Quant aux panneaux autrefois publicitaires, ils vantent, dans leur écrasante majorité, les victoires du « printemps russe » et répètent à l’envi « Nous sommes russes, Dieu est avec nous ». Il y a des localités où les arrêts de bus ont été repeints aux couleurs du drapeau russe, d’autres ont conservé leur peinture bleue et jaune. J’ai vu pas mal de drapeaux ukrainiens à Bakhtchisaraï et découvert, écrit sur un arrêt de bus aux couleurs de la Russie, un vigoureux « ПТН ПНХ » (Poutine, va te faire foutre !).
J’ai l’impression que l’Ukraine n’arrête pas de faire des clins d’œil entre deux slogans sur le « peuple des vainqueurs », avec ces poteaux aux couleurs de notre drapeau, que l’occupant repeint ensuite pour faire croire que l’Ukraine n’a jamais existé. Mais elle a existé. Et elle existe.
Sévastopol est devenue une ville extrêmement sale. Les mauvaises herbes poussent dans les cours d’immeubles, les bordures de trottoirs sont cassées. Le vent fait valser dans les rues des sacs en plastique, des bouteilles vides roulent sur les trottoirs. « C’est le pouvoir local, le responsable de tout cela ! », commencent à dire certains, et ils se plaignent de l’augmentation des impôts municipaux. A la fin de l’hiver, quand le chauffage a été coupé, chaque locataire a reçu un avis comme quoi, à cause des dettes « mythiques » de l’arrondissement, la facture avait été revue à la hausse. Ma mère, par exemple, a dû payer 5.200 roubles en plus, elle qui a une retraite de 10.000 roubles. Après après avoir travaillé pendant 47 ans.

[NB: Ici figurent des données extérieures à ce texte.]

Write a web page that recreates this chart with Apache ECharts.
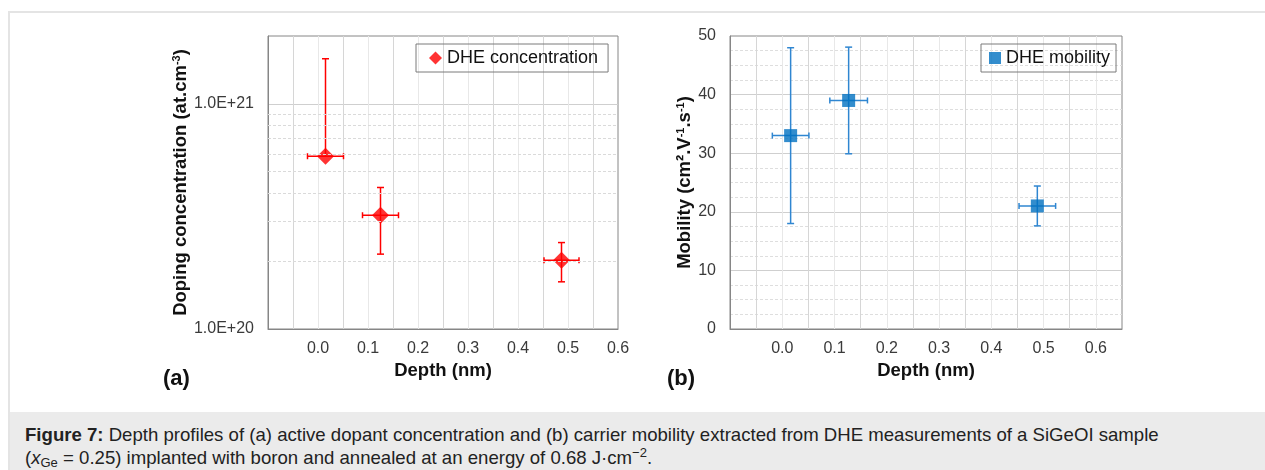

Les habitants de Sévastopol n’ont pas eu le droit d’élire leur maire. Ceux d’en haut ont choisi pour eux un certain Menyaïlo, un monsieur venu de Sibérie. (On dirait que les Sibériens et les Bouriates sont très à la mode de nos jours !) Et il a fait du très bon travail, le Sibérien : les services communaux sont paralysés et tout va à vau-l’eau. « Les gens vont bientôt se révolter », m’a sorti une petite dame qui, à l’époque, avait réclamé à cor et à cri « son référendum ». Quand je lui ai demandé : « Mais il me semble que vous vous êtes déjà révoltés pour avoir le droit de choisir votre destin, ou bien je me trompe ? » ma question est restée sans réponse.
Mon impression générale, après avoir parlé avec des gens qui sont allés à ce référendum comme à une fête, c’est que la fête les a déçus. Ils ont l’air perdu, mais sont encore incapables de se rendre compte qu’ils ont été trompés. Les prix ont augmenté vertigineusement, les infrastructures sont à l’abandon. Ceux qui ont encore du bon sens hésitent maintenant à relayer la propagande du pouvoir qui parlait d’une simple « période de transition », on ne les entend plus s’exclamer : « C’est rien, on s’en sortira … ». En revanche, ils se plaignent des sanctions qui ont fait mourir le port, des problèmes d’accès à la presqu’île qui ont tué le tourisme et des vols à grande échelle, ajoutant : « Des vols, il y en a toujours eu, mais au moins tout marchait bien avant ! »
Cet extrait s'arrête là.